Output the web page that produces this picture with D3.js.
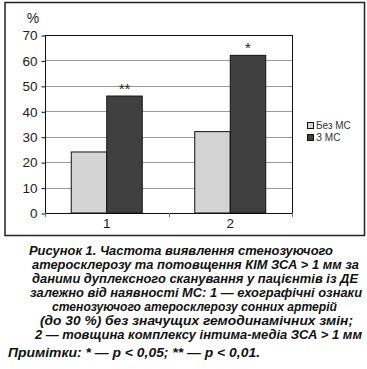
<!DOCTYPE html>
<html>
<head>
<meta charset="utf-8">
<script src="https://cdnjs.cloudflare.com/ajax/libs/d3/7.8.5/d3.min.js"></script>
<style>
  body { margin: 0; background: #fff; }
  svg { display: block; }
</style>
</head>
<body>
<div id="chart"></div>
<script>
'use strict';
// data
var categories = ["1", "2"];
var seriesNames = ["Без МС", "З МС"];
var bezMS = [24, 32];
var zMS = [46, 62];
var marks = ["**", "*"];          // significance over the "З МС" bars
var yTicks = [0, 10, 20, 30, 40, 50, 60, 70];
var captionLines = [
  "Рисунок 1. Частота виявлення стенозуючого",
  "атеросклерозу та потовщення КІМ ЗСА > 1 мм за",
  "даними дуплексного сканування у пацієнтів із ДЕ",
  "залежно від наявності МС: 1 — ехографічні ознаки",
  "стенозуючого атеросклерозу сонних артерій",
  "(до 30 %) без значущих гемодинамічних змін;",
  "2 — товщина комплексу інтима-медіа ЗСА > 1 мм"
];
var noteLine = "Примітки: * — p < 0,05; ** — p < 0,01.";

var W = 367, H = 369;
var colors = ["#d4d4d4", "#404040"];
var plot = {left: 45, right: 292, top: 35, bottom: 213};

var svg = d3.select("#chart").append("svg")
    .attr("width", W)
    .attr("height", H);

// outer frame
svg.append("rect")
    .attr("x", 5).attr("y", 2.5)
    .attr("width", 359.5).attr("height", 233)
    .attr("fill", "none")
    .attr("stroke", "#222")
    .attr("stroke-width", 1.5);

var y = d3.scaleLinear().domain([0, 70]).range([plot.bottom, plot.top]);
var x0 = d3.scaleBand().domain(categories).range([plot.left, plot.right]).padding(0);
var x1 = d3.scaleBand().domain(seriesNames).range([0, x0.bandwidth()])
    .paddingInner(0).paddingOuter(0.74);

// gridlines
svg.append("g").selectAll("line")
    .data(yTicks.filter(function(d){ return d > 0 && d < 70; }))
    .enter().append("line")
    .attr("x1", plot.left).attr("x2", plot.right)
    .attr("y1", function(d){ return Math.round(y(d)) + 0.5; })
    .attr("y2", function(d){ return Math.round(y(d)) + 0.5; })
    .attr("stroke", "#9a9a9a")
    .attr("stroke-width", 1);

// bars
var rows = categories.map(function(c, i){
  return {cat: c, vals: [{s: seriesNames[0], v: bezMS[i]}, {s: seriesNames[1], v: zMS[i]}]};
});
var groups = svg.append("g").selectAll("g")
    .data(rows)
    .enter().append("g")
    .attr("transform", function(d){ return "translate(" + x0(d.cat) + ",0)"; });

groups.selectAll("rect")
    .data(function(d){ return d.vals; })
    .enter().append("rect")
    .attr("x", function(d){ return x1(d.s); })
    .attr("y", function(d){ return y(d.v); })
    .attr("width", x1.bandwidth())
    .attr("height", function(d){ return y(0) - y(d.v); })
    .attr("fill", function(d, i){ return colors[i]; })
    .attr("stroke", "#111")
    .attr("stroke-width", 1);

// significance marks
svg.append("g").selectAll("text")
    .data(categories)
    .enter().append("text")
    .attr("x", function(d){ return x0(d) + x1(seriesNames[1]) + x1.bandwidth() / 2; })
    .attr("y", function(d, i){ return y(zMS[i]) - 2; })
    .attr("text-anchor", "middle")
    .attr("font-family", "Liberation Sans, Arial, sans-serif")
    .attr("font-size", "15px")
    .attr("fill", "#222")
    .text(function(d, i){ return marks[i]; });

// plot frame
svg.append("rect")
    .attr("x", plot.left + 0.5).attr("y", plot.top + 0.5)
    .attr("width", plot.right - plot.left).attr("height", plot.bottom - plot.top)
    .attr("fill", "none")
    .attr("stroke", "#111")
    .attr("stroke-width", 1);

// y axis
var yAxis = svg.append("g")
    .attr("transform", "translate(" + (plot.left + 0.5) + ",0.5)")
    .call(d3.axisLeft(y).tickValues(yTicks).tickSize(4).tickPadding(4));
yAxis.select(".domain").remove();
yAxis.selectAll("line").attr("stroke", "#111");
yAxis.selectAll("text")
    .attr("font-family", "Liberation Sans, Arial, sans-serif")
    .attr("font-size", "13.5px")
    .attr("fill", "#222");

// x axis
var xAxis = svg.append("g")
    .attr("transform", "translate(0," + (plot.bottom + 0.5) + ")")
    .call(d3.axisBottom(x0).tickSize(0).tickPadding(5));
xAxis.select(".domain").remove();
xAxis.selectAll("text")
    .attr("font-family", "Liberation Sans, Arial, sans-serif")
    .attr("font-size", "13.5px")
    .attr("fill", "#222");
svg.append("g").selectAll("line")
    .data([plot.left, (plot.left + plot.right) / 2, plot.right])
    .enter().append("line")
    .attr("x1", function(d){ return Math.round(d) + 0.5; })
    .attr("x2", function(d){ return Math.round(d) + 0.5; })
    .attr("y1", plot.bottom).attr("y2", plot.bottom + 4)
    .attr("stroke", "#777");

// "%" label
svg.append("text")
    .attr("x", 33).attr("y", 23)
    .attr("text-anchor", "middle")
    .attr("font-family", "Liberation Sans, Arial, sans-serif")
    .attr("font-size", "14px")
    .attr("fill", "#222")
    .text("%");

// legend
var legend = svg.append("g").attr("transform", "translate(307,122)");
var li = legend.selectAll("g")
    .data(seriesNames)
    .enter().append("g")
    .attr("transform", function(d, i){ return "translate(0," + (i * 12) + ")"; });
li.append("rect")
    .attr("x", 0.5).attr("y", 0.5)
    .attr("width", 6).attr("height", 6)
    .attr("fill", function(d, i){ return colors[i]; })
    .attr("stroke", "#111")
    .attr("stroke-width", 1);
li.append("text")
    .attr("x", 9).attr("y", 7)
    .attr("font-family", "Liberation Sans, Arial, sans-serif")
    .attr("font-size", "10px")
    .attr("fill", "#333")
    .text(function(d){ return d; });

// caption (start x, end x, baseline)
var capPos = [
  [29, 333, 255], [32, 359, 269], [32, 358, 283], [30, 362, 297],
  [52, 337, 311], [40, 353, 325], [35, 362, 339]
];
var cap = svg.append("g")
    .attr("font-family", "Liberation Sans, Arial, sans-serif")
    .attr("font-size", "13.5px")
    .attr("font-weight", "bold")
    .attr("font-style", "italic")
    .attr("fill", "#111");
cap.selectAll("text")
    .data(captionLines)
    .enter().append("text")
    .attr("x", function(d, i){ return capPos[i][0]; })
    .attr("y", function(d, i){ return capPos[i][2]; })
    .attr("textLength", function(d, i){ return capPos[i][1] - capPos[i][0]; })
    .attr("lengthAdjust", "spacingAndGlyphs")
    .text(function(d){ return d; });
cap.append("text")
    .attr("x", 8).attr("y", 357)
    .attr("textLength", 252)
    .attr("lengthAdjust", "spacingAndGlyphs")
    .text(noteLine);
</script>
</body>
</html>
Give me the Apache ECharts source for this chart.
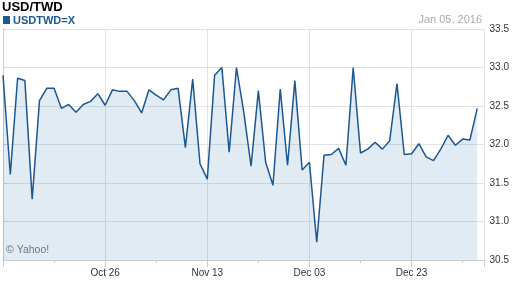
<!DOCTYPE html>
<html>
<head>
<meta charset="utf-8">
<script src="https://cdn.jsdelivr.net/npm/echarts@6/dist/echarts.min.js"></script>
<style>
html,body{margin:0;padding:0;background:#fff;}
#c{width:512px;height:288px;}
</style>
</head>
<body>
<div id="c"></div>
<script>
const dates = ['Oct 06','Oct 07','Oct 08','Oct 09','Oct 12','Oct 13','Oct 14','Oct 15','Oct 16','Oct 19','Oct 20','Oct 21','Oct 22','Oct 23','Oct 26','Oct 27','Oct 28','Oct 29','Oct 30','Nov 02','Nov 03','Nov 04','Nov 05','Nov 06','Nov 09','Nov 10','Nov 11','Nov 12','Nov 13','Nov 16','Nov 17','Nov 18','Nov 19','Nov 20','Nov 23','Nov 24','Nov 25','Nov 26','Nov 27','Nov 30','Dec 01','Dec 02','Dec 03','Dec 04','Dec 07','Dec 08','Dec 09','Dec 10','Dec 11','Dec 14','Dec 15','Dec 16','Dec 17','Dec 18','Dec 21','Dec 22','Dec 23','Dec 24','Dec 25','Dec 28','Dec 29','Dec 30','Dec 31','Jan 01','Jan 04','Jan 05'];
const usdtwd = [32.90,31.61,32.86,32.83,31.29,32.57,32.73,32.73,32.47,32.52,
                32.42,32.52,32.56,32.66,32.51,32.71,32.69,32.69,32.57,32.41,
                32.71,32.64,32.58,32.71,32.73,31.96,32.85,31.75,31.55,32.90,
                33.00,31.90,33.00,32.42,31.72,32.70,31.77,31.47,32.72,31.73,
                32.83,31.67,31.77,30.73,31.86,31.87,31.95,31.73,33.00,31.89,
                31.94,32.03,31.94,32.05,32.79,31.87,31.88,32.01,31.84,31.79,
                31.94,32.12,31.99,32.07,32.06,32.47];
const tickLabels = ['Oct 26','Nov 13','Dec 03','Dec 23'];
const yTicks = [30.5,31.0,31.5,32.0,32.5,33.0,33.5];
const titleText = 'USD/TWD';
const legendText = 'USDTWD=X';
const dateText = 'Jan 05, 2016';
const creditText = '\u00A9 Yahoo!';

const chart = echarts.init(document.getElementById('c'), null, {renderer:'canvas'});
const lineColor = '#1d5791';
const font = 'Arial, "Liberation Sans", sans-serif';
chart.setOption({
  animation:false,
  backgroundColor:'#fff',
  grid:{left:3, right:27, top:29, bottom:28, containLabel:false},
  xAxis:[{
    type:'value', position:'bottom', min:0, max:dates.length, interval:14,
    axisLine:{show:true, lineStyle:{color:'#cccccc', width:1}},
    axisTick:{show:true, length:7, lineStyle:{color:'#cccccc'}},
    splitLine:{show:true, lineStyle:{color:'#e2e2e2', width:1}},
    axisLabel:{margin:8, color:'#333', fontSize:10, fontFamily:font,
      formatter:function(v){ const d = dates[Math.round(v)]; return (Number.isInteger(v) && tickLabels.indexOf(d) >= 0) ? d : ''; }}
  },{
    type:'value', position:'bottom', offset:0, min:0, max:dates.length, interval:7,
    axisLine:{show:false}, splitLine:{show:false}, axisLabel:{show:false},
    axisTick:{show:true, length:3, lineStyle:{color:'#cccccc'}}
  }],
  yAxis:{
    type:'value', position:'right', min:yTicks[0], max:yTicks[yTicks.length-1], interval:0.5,
    axisLine:{show:true, lineStyle:{color:'#cccccc'}},
    axisTick:{show:true, length:3, lineStyle:{color:'#cccccc'}},
    splitLine:{show:true, lineStyle:{color:'#e2e2e2', width:1}},
    axisLabel:{margin:5, color:'#333', fontSize:10, fontFamily:font, formatter:function(v){return v.toFixed(1);}}
  },
  series:[{
    type:'line', xAxisIndex:0, data:usdtwd.map(function(v,i){return [i,v];}),
    showSymbol:false, symbol:'none',
    lineStyle:{color:lineColor, width:1.5},
    areaStyle:{color:'rgba(35,110,170,0.2)', origin:'start'}
  }],
  graphic:[
    {type:'text', left:2, top:1, style:{text:titleText, font:'bold 13px '+font, fill:'#000'}},
    {type:'rect', shape:{x:3, y:16, width:7, height:8}, style:{fill:lineColor}},
    {type:'text', left:13, top:15, style:{text:legendText, font:'bold 11px '+font, fill:lineColor}},
    {type:'text', right:30, top:14, style:{text:dateText, font:'11px '+font, fill:'#aaaaaa'}},
    {type:'text', left:6, top:245, style:{text:creditText, font:'10.5px '+font, fill:'#777777'}}
  ]
});
</script>
</body>
</html>
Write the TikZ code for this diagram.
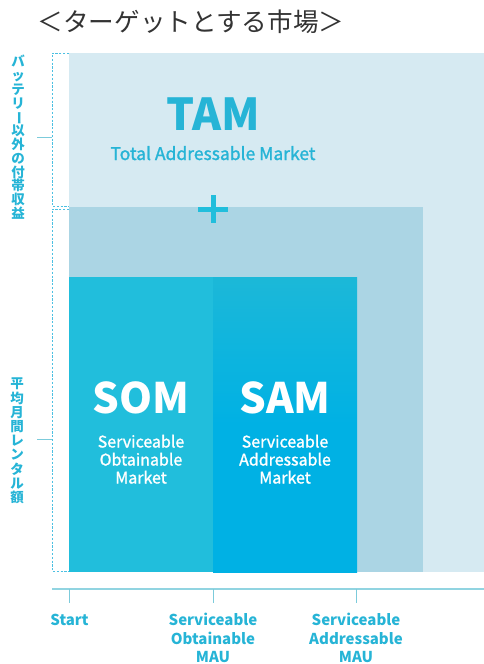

[What needs to be done]: Report only how many lines in the listing contain the string "this".

[Correct answer]: 3